Different asset classes have different risk/return profiles. Shares tend to outperform other asset classes over the long run but their performance can be more volatile. Conversely, bonds generally provide more steady returns but more limited capital growth over the long term. From a global perspective, the fast-growing dynamics of emerging markets (such as Brazil, India) can offer opportunities for strong returns but with more variability than the lower risk, steadier growth opportunities in more developed but stable economies (such as Australia).

The optimal “asset allocation” - or blend of assets - for your portfolio will depend largely upon your profile as an investor. A range of factors,  such as your willingness to tolerate risk to achieve investment gains, your financial circumstances, ability to weather losses, your age and the length of time you are prepared to invest, all influence the type of assets which best correspond to your specific profile and objectives. For example, individuals with longer investment horizons and a willingness to endure some volatility in returns will generally be suited to portfolios which are weighted more heavily towards shares and property. Older investors with a higher need to avoid capital losses might be better suited to a portfolio weighted towards bonds and cash.

As it turns out, there isn’t just one optimal portfolio – but rather a series of optimal portfolios. In fact, for every level of return, there is one portfolio that offers the lowest possible risk, and for every level of risk, there is a portfolio that offers the highest return. These combinations can be represented graphically on a risk/return graph- and the resulting curve is known as the “Efficient Frontier”. Portfolios lying on the “Efficient Frontier” represent the best possible combination of expected return/risk. An investor’s position on the frontier will be determined by the maximum level of risk that he/she is willing to take on.

At Six Park, our team use a sophisticated evaluation and assessment process to matches your risk profile with a recommended asset allocation strategy. Your recommended allocation will comprise a mix of up to six different asset classes – namely Australian shares, international shares, emerging market shares, listed property, bond/fixed income and high interest cash deposits – in proportions that are adapted to reflect your own risk profile, investment goals and the current investing environment.

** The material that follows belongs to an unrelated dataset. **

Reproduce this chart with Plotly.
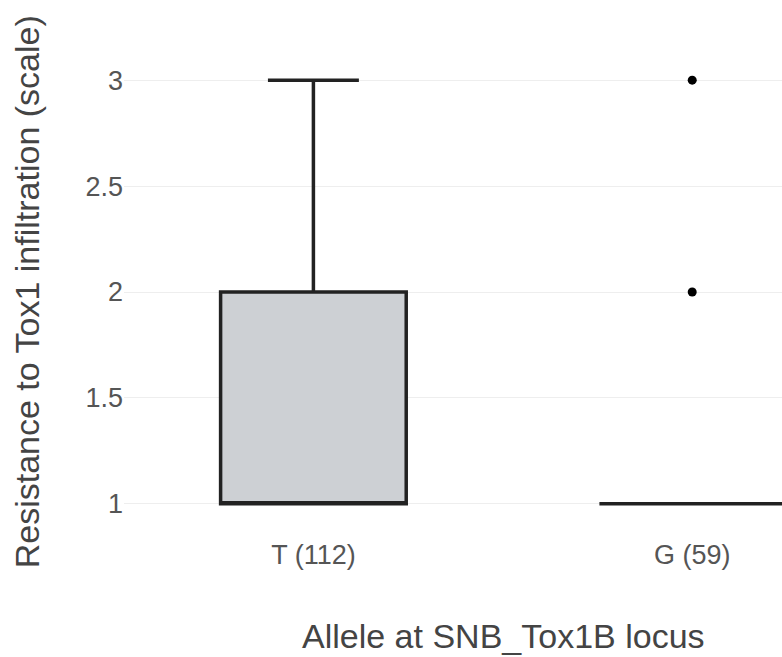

Finding an optimal portfolio for our investors requires (amongst other things) a technique known as “mean-variance optimization”. This is a complicated number crunching exercise which analyses the way in which individual asset classes perform (i.e. how much they return – and how volatile those returns are) and how that performance compares to other asset classes (i.e. how closely correlated are their performances). Using this information, it is possible to blend different asset classes (especially those which tend to move in opposite directions to one another) to maximize performance whilst also reducing overall risk. We use this technique as the foundation for determining the allocation of asset classes across each of our portfolios.